Let $(C,d)$ be the metric space of all continuous complex-valued functions on $[0,1]$ where $$d(f,g)=\int_0^1\frac{|f(x)-g(x)|}{1+|f(x)-g(x)|}dx$$ Show that $(C,d)$ contains no non-empty proper open convex set.
My attempt:
Let $V\neq \emptyset$ be open and convex in $(C,d)$. We need to show $V=C.$ Let $f \in C$. Since $V \neq \emptyset,$ there exists $h \in V.$ Without loss of generality, $h=0.$ Now $V$ is open, therefore there exists $r>0$ such that $B(0,r) \subseteq V$, where $$B(0,r)=\{f \in C:d(f,0)<r\}$$
Now to show $f \in V$, I need to write $f$ as a convex combination of some elements in $V.$ So I need to find $t_i,f_i$ such that $\sum t_i=1$ and $f=\sum t_ig_i$ where $f_i \in V$. It will be sufficient to have $f_i \in B(0,r)$ ie $$\int_0^1\frac{|f_i(x)|}{1+|f_i(x)|}dx<r$$
I'm having trouble finding suitable $f_i.$
If the support of $f_i$ is contained within an interval of length $r$, that guarantees $d(f_i, 0)<r$. So, it suffices to write $f$ as the sum of functions with small support.

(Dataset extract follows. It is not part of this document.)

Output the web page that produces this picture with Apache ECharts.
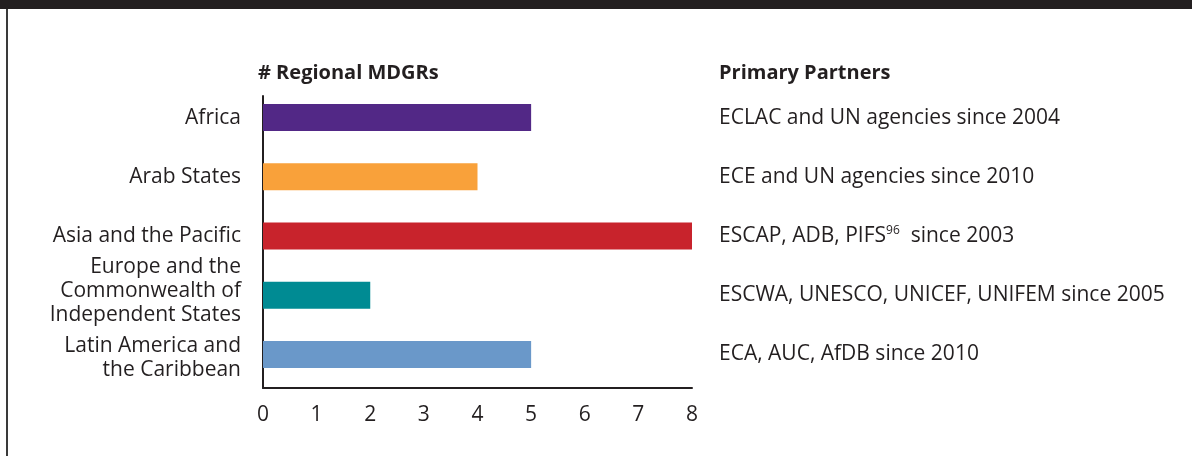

The key term is partition of unity: have some continuous functions $\phi_i$ with small support, such that $\sum \phi_i\equiv 1$; then $$f = \frac{nf \phi_1+\dots +nf\phi_n}{n} $$ is a desired convex combination.
A typical continuous partition of unity on $[0,1]$ is given by functions $$ \phi_i(x) = \max(0, 1 - n|x-i/n|), \quad i=0,1,\dots,n $$ which are piecewise linear functions that are equal to $1$ at one of the points $i/n$, and $0$ at all other such points.